# [Request]
Omit every picture and return the rest of the data unaltered.

# [Source excerpt]
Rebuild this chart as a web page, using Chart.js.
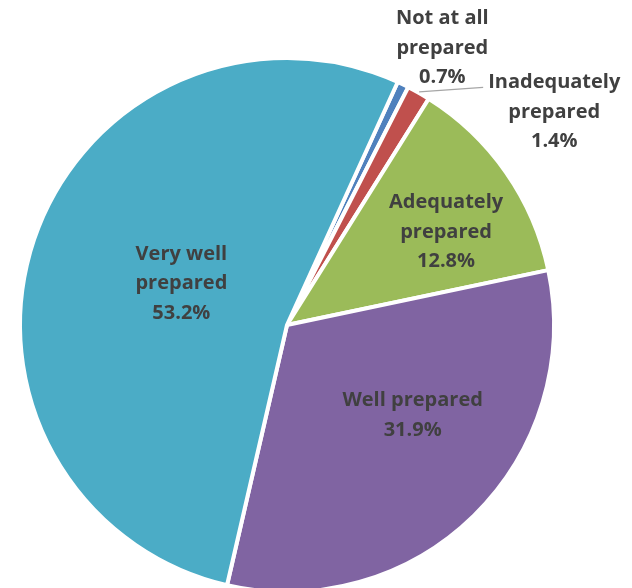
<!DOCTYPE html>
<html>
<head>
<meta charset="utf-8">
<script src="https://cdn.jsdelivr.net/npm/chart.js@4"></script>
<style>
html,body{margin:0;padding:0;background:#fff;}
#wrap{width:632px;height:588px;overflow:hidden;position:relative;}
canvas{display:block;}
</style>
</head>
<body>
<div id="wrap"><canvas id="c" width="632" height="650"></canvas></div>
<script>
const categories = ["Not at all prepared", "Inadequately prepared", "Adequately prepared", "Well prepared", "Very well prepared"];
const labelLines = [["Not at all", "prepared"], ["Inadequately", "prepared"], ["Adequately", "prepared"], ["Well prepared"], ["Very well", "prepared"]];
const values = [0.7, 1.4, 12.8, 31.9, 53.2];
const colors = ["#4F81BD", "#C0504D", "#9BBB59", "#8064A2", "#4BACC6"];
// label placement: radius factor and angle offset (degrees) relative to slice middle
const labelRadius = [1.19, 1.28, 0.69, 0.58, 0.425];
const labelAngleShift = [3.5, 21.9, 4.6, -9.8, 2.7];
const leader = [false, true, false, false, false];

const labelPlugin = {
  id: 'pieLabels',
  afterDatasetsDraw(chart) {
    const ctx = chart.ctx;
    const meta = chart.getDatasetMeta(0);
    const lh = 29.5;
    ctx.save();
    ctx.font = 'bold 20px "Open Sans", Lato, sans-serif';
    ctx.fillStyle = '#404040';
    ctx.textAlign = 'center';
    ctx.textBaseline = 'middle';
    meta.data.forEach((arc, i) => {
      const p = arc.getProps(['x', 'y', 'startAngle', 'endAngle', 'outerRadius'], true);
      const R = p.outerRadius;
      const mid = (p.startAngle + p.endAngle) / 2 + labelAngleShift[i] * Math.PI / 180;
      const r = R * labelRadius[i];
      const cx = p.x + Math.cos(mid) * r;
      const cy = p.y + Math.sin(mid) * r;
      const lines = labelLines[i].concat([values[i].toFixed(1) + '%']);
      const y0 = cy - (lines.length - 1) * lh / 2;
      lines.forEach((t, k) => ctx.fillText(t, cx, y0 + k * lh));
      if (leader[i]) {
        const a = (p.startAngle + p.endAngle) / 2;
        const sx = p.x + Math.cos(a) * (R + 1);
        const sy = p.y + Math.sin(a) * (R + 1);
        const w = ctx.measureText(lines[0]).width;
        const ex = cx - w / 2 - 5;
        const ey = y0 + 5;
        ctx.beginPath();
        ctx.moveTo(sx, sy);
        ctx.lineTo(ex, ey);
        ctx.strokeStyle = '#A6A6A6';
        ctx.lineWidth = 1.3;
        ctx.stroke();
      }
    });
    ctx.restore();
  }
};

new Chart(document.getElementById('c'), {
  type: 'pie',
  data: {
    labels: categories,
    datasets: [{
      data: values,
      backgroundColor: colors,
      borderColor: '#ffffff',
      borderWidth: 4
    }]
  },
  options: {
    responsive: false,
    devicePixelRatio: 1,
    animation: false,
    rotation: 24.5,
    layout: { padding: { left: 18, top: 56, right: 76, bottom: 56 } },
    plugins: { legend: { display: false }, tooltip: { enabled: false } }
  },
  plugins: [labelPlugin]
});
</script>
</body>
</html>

# [Worked solution]
Rebuild this chart as a web page, using Chart.js.
<!DOCTYPE html>
<html>
<head>
<meta charset="utf-8">
<script src="https://cdn.jsdelivr.net/npm/chart.js@4"></script>
<style>
html,body{margin:0;padding:0;background:#fff;}
#wrap{width:632px;height:588px;overflow:hidden;position:relative;}
canvas{display:block;}
</style>
</head>
<body>
<div id="wrap"><canvas id="c" width="632" height="650"></canvas></div>
<script>
const categories = ["Not at all prepared", "Inadequately prepared", "Adequately prepared", "Well prepared", "Very well prepared"];
const labelLines = [["Not at all", "prepared"], ["Inadequately", "prepared"], ["Adequately", "prepared"], ["Well prepared"], ["Very well", "prepared"]];
const values = [0.7, 1.4, 12.8, 31.9, 53.2];
const colors = ["#4F81BD", "#C0504D", "#9BBB59", "#8064A2", "#4BACC6"];
// label placement: radius factor and angle offset (degrees) relative to slice middle
const labelRadius = [1.19, 1.28, 0.69, 0.58, 0.425];
const labelAngleShift = [3.5, 21.9, 4.6, -9.8, 2.7];
const leader = [false, true, false, false, false];

const labelPlugin = {
  id: 'pieLabels',
  afterDatasetsDraw(chart) {
    const ctx = chart.ctx;
    const meta = chart.getDatasetMeta(0);
    const lh = 29.5;
    ctx.save();
    ctx.font = 'bold 20px "Open Sans", Lato, sans-serif';
    ctx.fillStyle = '#404040';
    ctx.textAlign = 'center';
    ctx.textBaseline = 'middle';
    meta.data.forEach((arc, i) => {
      const p = arc.getProps(['x', 'y', 'startAngle', 'endAngle', 'outerRadius'], true);
      const R = p.outerRadius;
      const mid = (p.startAngle + p.endAngle) / 2 + labelAngleShift[i] * Math.PI / 180;
      const r = R * labelRadius[i];
      const cx = p.x + Math.cos(mid) * r;
      const cy = p.y + Math.sin(mid) * r;
      const lines = labelLines[i].concat([values[i].toFixed(1) + '%']);
      const y0 = cy - (lines.length - 1) * lh / 2;
      lines.forEach((t, k) => ctx.fillText(t, cx, y0 + k * lh));
      if (leader[i]) {
        const a = (p.startAngle + p.endAngle) / 2;
        const sx = p.x + Math.cos(a) * (R + 1);
        const sy = p.y + Math.sin(a) * (R + 1);
        const w = ctx.measureText(lines[0]).width;
        const ex = cx - w / 2 - 5;
        const ey = y0 + 5;
        ctx.beginPath();
        ctx.moveTo(sx, sy);
        ctx.lineTo(ex, ey);
        ctx.strokeStyle = '#A6A6A6';
        ctx.lineWidth = 1.3;
        ctx.stroke();
      }
    });
    ctx.restore();
  }
};

new Chart(document.getElementById('c'), {
  type: 'pie',
  data: {
    labels: categories,
    datasets: [{
      data: values,
      backgroundColor: colors,
      borderColor: '#ffffff',
      borderWidth: 4
    }]
  },
  options: {
    responsive: false,
    devicePixelRatio: 1,
    animation: false,
    rotation: 24.5,
    layout: { padding: { left: 18, top: 56, right: 76, bottom: 56 } },
    plugins: { legend: { display: false }, tooltip: { enabled: false } }
  },
  plugins: [labelPlugin]
});
</script>
</body>
</html>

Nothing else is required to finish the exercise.